As I wrote a few weeks ago, in a post entitled, “China Manufacturing: “We’re Bringing It Back Home,“ we are getting a rapidly increasing amount of work helping American companies shut down their operations in China. Rising wages in China, coupled with a rising Renminbi and rising costs overall are causing American companies to reaccess China and many are determining they can operate more cheaply and/or efficiently from the United States or elsewhere. I am absolutely convinced this is a trend that will hit warp speed very soon, particularly as I believe China will be forced to increase the value of currency to combat inflation.
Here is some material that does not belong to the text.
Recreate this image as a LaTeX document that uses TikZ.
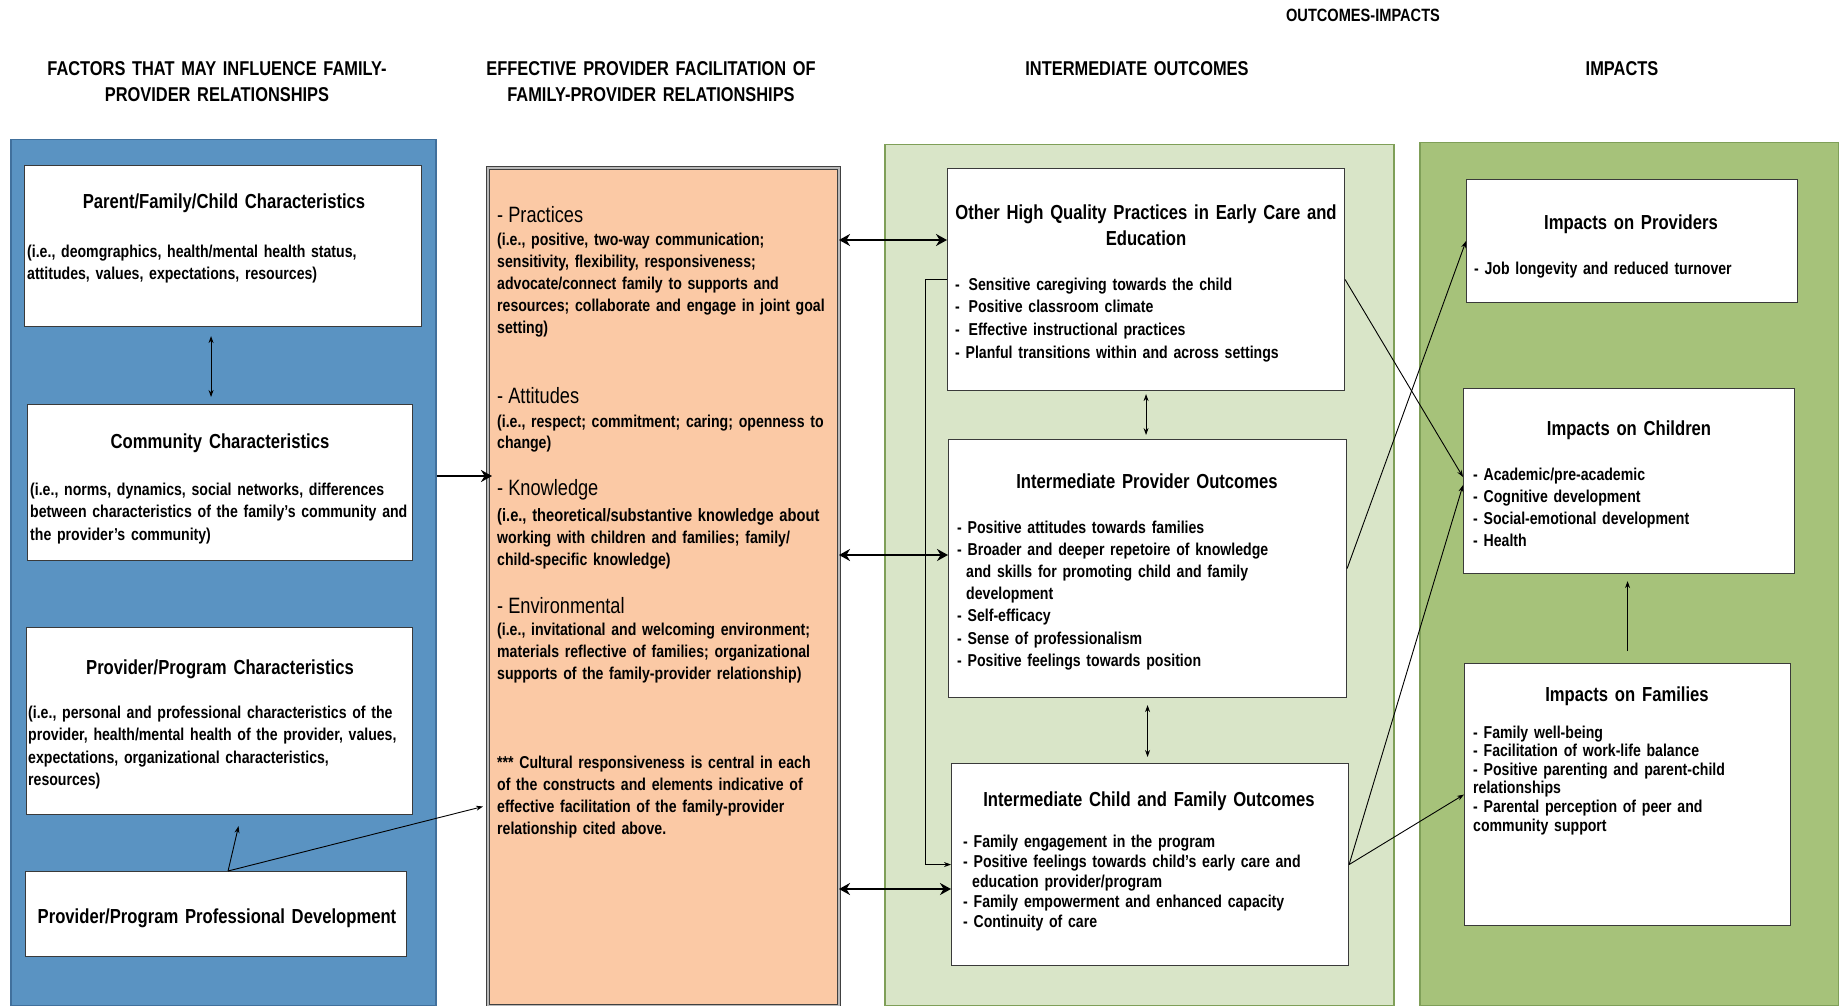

Be that as it may, this post is about what it takes to shut down your company in China and, as I love to do, I am simply going to pull an email co-blogger Steve Dickinson wrote to a client who is in the process of figuring out how to exticate itself from China in such a way that if things change at some point down the road, it will not be precluded from returning.
Here’s Steve’s email to that client, scrubbed, of course, of any identifiers. Please also note that the advice to this client is based on this client’s particular situation and does not necessarily apply to all foreign company closures in China.
Here is the basic situation with respect to your company in China.
If you decide to close your China company, you are required to liquidate it. If you liquidate the company and you are not able to pay all of your debts, then Article 188 of the Company Law provides that the liquidation committee MUST refer the matter to the court for processing through bankruptcy. This creates a number of complications:
• Bankruptcy is done entirely by the court. This means you will have virtually no control.
• Bankruptcy is expensive.
• In a strange catch-22, if the court is busy, they may refuse to accept the bankruptcy. This is not at all uncommon.
• As the shareholder, [US Company] will probably be “black listed” from future investment in Beijing or maybe even all of China.
It is therefore to your benefit to avoid bankruptcy. This can be done in one of two ways:
1. Continue to operate your China company in a very minimal fashion, while working on resolving the payables and receivables over time.
2. Find a way to liquidate that avoids bankruptcy, primarily through agreements with creditors outside of bankruptcy, that would allow for a “clean” liquidation.
We can assist you a plan. To proceed with that we would need the following initial information:
1. All China company registration materials, such as the articles of association, the capital verification report and other registration materials.
2. The China company’s credit and debt information, such as the creditors’ and debtors’ list, debt amounts, and the related business contracts. Invoicing status and any communications are also important.
3. The company’s assets information, such as office property and equipment, vehicles, etc.
4. The management team information and current status of employees.
If you decide to operate your China company in the future with minimal/no staff, I have provided you with two contacts who can assist you with that.
Please let me know how you wish to proceed. I am sure you will have questions.